Vector Database Vocabulary: Embeddings, Search, and Similarity Explained
Vector embedding, semantic search, HNSW, ANN, cosine similarity, RAG pipeline — the vocabulary you need to work with vector databases and AI-powered search in English.
Vector databases are at the heart of modern AI applications — from semantic search to retrieval-augmented generation (RAG). As these technologies move from research into production, the vocabulary around them becomes essential for engineers writing design docs, reviewing PRs, and discussing architecture with data scientists. Here is the core terminology explained clearly.
Vectors and Embeddings
Vector embedding — A numerical representation of content (text, image, audio, code) as a list of floating-point numbers — a vector — in a high-dimensional space. Similar content produces similar vectors. Phrase: “We use an embedding model to convert product descriptions into 1,536-dimensional vectors and store them in the vector database.”
Embedding model — A machine learning model that produces vector embeddings. Examples: OpenAI text-embedding-3-small, Cohere Embed, sentence-transformers. The same model must be used for both storing and querying embeddings — mixing models breaks search.
Chunking strategy — The method used to split long documents into smaller pieces before embedding. Common strategies: fixed-size chunks, sentence-level chunks, paragraph-level chunks, semantic chunking. Phrase: “We tested three chunking strategies — semantic chunking gave the best retrieval precision for long legal documents.”
Search and Similarity
Semantic search — Finding results based on meaning rather than exact keyword matches. A query “how to cancel my subscription” finds documents about “ending a membership” even if the exact words don’t match. Phrase: “We replaced keyword search with semantic search — user satisfaction scores improved significantly for long-tail queries.”
Similarity search — Searching for vectors that are closest to a query vector according to a distance or similarity metric. Also called vector search or nearest neighbour search.
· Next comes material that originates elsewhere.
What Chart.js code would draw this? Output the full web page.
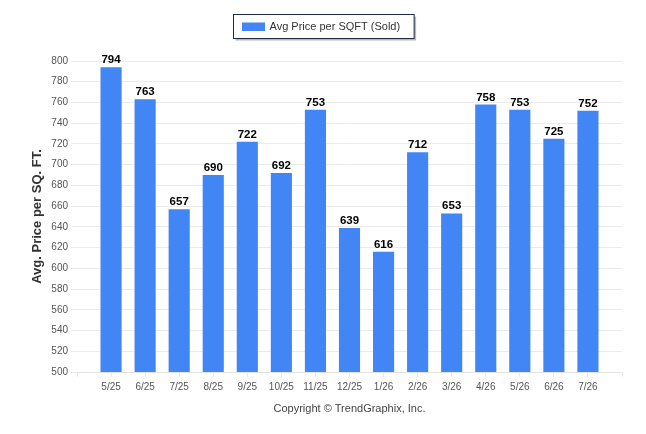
<!DOCTYPE html>
<html>
<head>
<meta charset="utf-8">
<script src="https://cdn.jsdelivr.net/npm/chart.js@4/dist/chart.umd.min.js"></script>
<style>
  html, body { margin: 0; padding: 0; background: #fff; }
  #wrap { width: 646px; height: 434px; position: relative; }
</style>
</head>
<body>
<div id="wrap"><canvas id="chart"></canvas></div>
<script>
/* ---- Data ---- */
const months = ["5/25", "6/25", "7/25", "8/25", "9/25", "10/25", "11/25", "12/25",
                "1/26", "2/26", "3/26", "4/26", "5/26", "6/26", "7/26"];
const avgPrice = [794, 763, 657, 690, 722, 692, 753, 639, 616, 712, 653, 758, 753, 725, 752];
const seriesName = "Avg Price per SQFT (Sold)";
const yTitle = "Avg. Price per SQ. FT.";
const footer = "Copyright \u00A9 TrendGraphix, Inc.";
const yMin = 500, yMax = 800, yStep = 20;

const BAR = "#4285f4";
const GRID = "#ebebeb";
const TICK_COLOR = "#555555";
const FONT = '"Liberation Sans", Arial, Helvetica, sans-serif';

// empty slot on each side of the months, like the original axis
const labels = ["", ...months, ""];
const values = [null, ...avgPrice, null];

/* ---- Value labels above bars ---- */
const valueLabels = {
  id: "valueLabels",
  afterDatasetsDraw(chart) {
    const { ctx } = chart;
    const meta = chart.getDatasetMeta(0);
    ctx.save();
    ctx.font = "bold 11.5px " + FONT;
    ctx.fillStyle = "#000";
    ctx.textAlign = "center";
    ctx.textBaseline = "alphabetic";
    meta.data.forEach((bar, i) => {
      const v = values[i];
      if (v == null) return;
      ctx.fillText(String(v), bar.x, bar.y - 4);
    });
    ctx.restore();
  },
};

/* ---- Boxed legend at top ---- */
const boxLegend = {
  id: "boxLegend",
  afterDraw(chart) {
    const { ctx, width } = chart;
    ctx.save();
    ctx.font = "11px " + FONT;
    const tw = ctx.measureText(seriesName).width;
    const w = 9 + 23 + 4 + tw + 14;
    const h = 24;
    const x = Math.round(width / 2 - w / 2) + 0.5;
    const y = 14.5;
    // shadow
    ctx.fillStyle = "#b8b8b8";
    ctx.fillRect(x + 2, y + 2, w, h);
    ctx.fillStyle = "#fff";
    ctx.fillRect(x, y, w, h);
    ctx.strokeStyle = "#1f2a44";
    ctx.lineWidth = 1;
    ctx.strokeRect(x, y, w, h);
    // swatch
    ctx.fillStyle = BAR;
    ctx.fillRect(x + 8.5, y + 8, 23, 8.5);
    // text
    ctx.fillStyle = "#333";
    ctx.textBaseline = "middle";
    ctx.fillText(seriesName, x + 36, y + h / 2 + 0.5);
    ctx.restore();
  },
};

new Chart(document.getElementById("chart"), {
  type: "bar",
  data: {
    labels,
    datasets: [
      {
        label: seriesName,
        data: values,
        backgroundColor: BAR,
        borderWidth: 0,
        categoryPercentage: 1,
        barPercentage: 0.62,
      },
    ],
  },
  options: {
    responsive: true,
    maintainAspectRatio: false,
    animation: false,
    devicePixelRatio: 1,
    layout: { padding: { top: 61, right: 24, left: 0, bottom: 0 } },
    plugins: {
      legend: { display: false },
      tooltip: { enabled: false },
    },
    scales: {
      x: {
        offset: false,
        grid: { offset: false, drawOnChartArea: false, color: GRID, tickLength: 5 },
        border: { display: true, color: "#e3e3e3" },
        ticks: {
          color: TICK_COLOR,
          font: { family: FONT, size: 10 },
          padding: 4,
          maxRotation: 0,
          autoSkip: false,
        },
        title: {
          display: true,
          text: footer,
          color: "#444",
          font: { family: FONT, size: 11 },
          padding: { top: 0, bottom: 18 },
        },
        afterFit: (s) => { s.height = 62; },
      },
      y: {
        min: yMin,
        max: yMax,
        grid: { color: GRID, tickLength: 6 },
        border: { display: false },
        ticks: {
          stepSize: yStep,
          color: TICK_COLOR,
          font: { family: FONT, size: 10 },
          padding: 3,
        },
        title: {
          display: true,
          text: yTitle,
          color: "#333",
          font: { family: FONT, size: 13, weight: "bold" },
          padding: { top: 30, bottom: 0 },
        },
        afterFit: (s) => { s.width = 77; },
      },
    },
  },
  plugins: [valueLabels, boxLegend],
});
</script>
</body>
</html>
Cosine similarity — A metric measuring the angle between two vectors. Values range from -1 to 1; values closer to 1 mean more similar. Most commonly used for text embeddings. Phrase: “Cosine similarity works well for text embeddings because it ignores magnitude — only direction matters.”
Dot product similarity — Another similarity metric: the sum of element-wise products. For normalised vectors it is equivalent to cosine similarity. Some vector databases use dot product for performance reasons.
ANN (Approximate Nearest Neighbour) — An algorithm that finds vectors approximately closest to a query, trading a small amount of accuracy for dramatically faster search. Essential at scale — exact nearest neighbour search is too slow for millions of vectors.
HNSW (Hierarchical Navigable Small World) (pronunciation: each letter individually: H-N-S-W) — The most widely used ANN index algorithm. Builds a multi-layer graph structure enabling fast approximate search. Phrase: “HNSW gives sub-millisecond search latency on a million-vector index — much faster than a flat brute-force search.”
Vector Database Operations
Upsert — A combined insert-or-update operation: if a vector with the given ID exists, update it; otherwise insert it. The standard way to add vectors to most vector databases. Phrase: “We upsert product embeddings whenever the catalogue updates — IDs are the product SKU.”
Namespace — A logical partition within a vector database index that separates vectors from different sources or tenants. Phrase: “Each customer gets their own namespace — queries only search within the customer’s namespace.”
Metadata filtering — Filtering vector search results by attached metadata (e.g. category, date, language) before or after the vector search. Phrase: “We filter by language: 'en' and category: 'support' before the vector search — it narrows the candidate set and improves precision.”
Re-ranking — A post-retrieval step that re-orders the initial vector search results using a more accurate (and more expensive) model. Phrase: “We retrieve the top 50 candidates by vector similarity, then re-rank them with a cross-encoder — precision improved significantly.”
RAG Pipeline
RAG (Retrieval-Augmented Generation) pipeline — An architecture where a vector search retrieves relevant context documents, which are then provided to a language model as part of the prompt. Reduces hallucinations and enables answers grounded in your data. Phrase: “Our RAG pipeline retrieves the top 5 chunks from the knowledge base and injects them into the LLM prompt.”
Vector index — The data structure that enables fast similarity search over stored embeddings. An HNSW index, IVF (Inverted File Index), or flat index. Phrase: “Rebuilding the vector index after schema changes takes about 20 minutes on our dataset size.”
Practice: Set up a minimal vector search using a free tier of Pinecone, Weaviate, or Qdrant. Embed ten sentences, store them, and query for the most similar sentence to a new input. Then write a short technical explanation of what you built using the vocabulary from this post.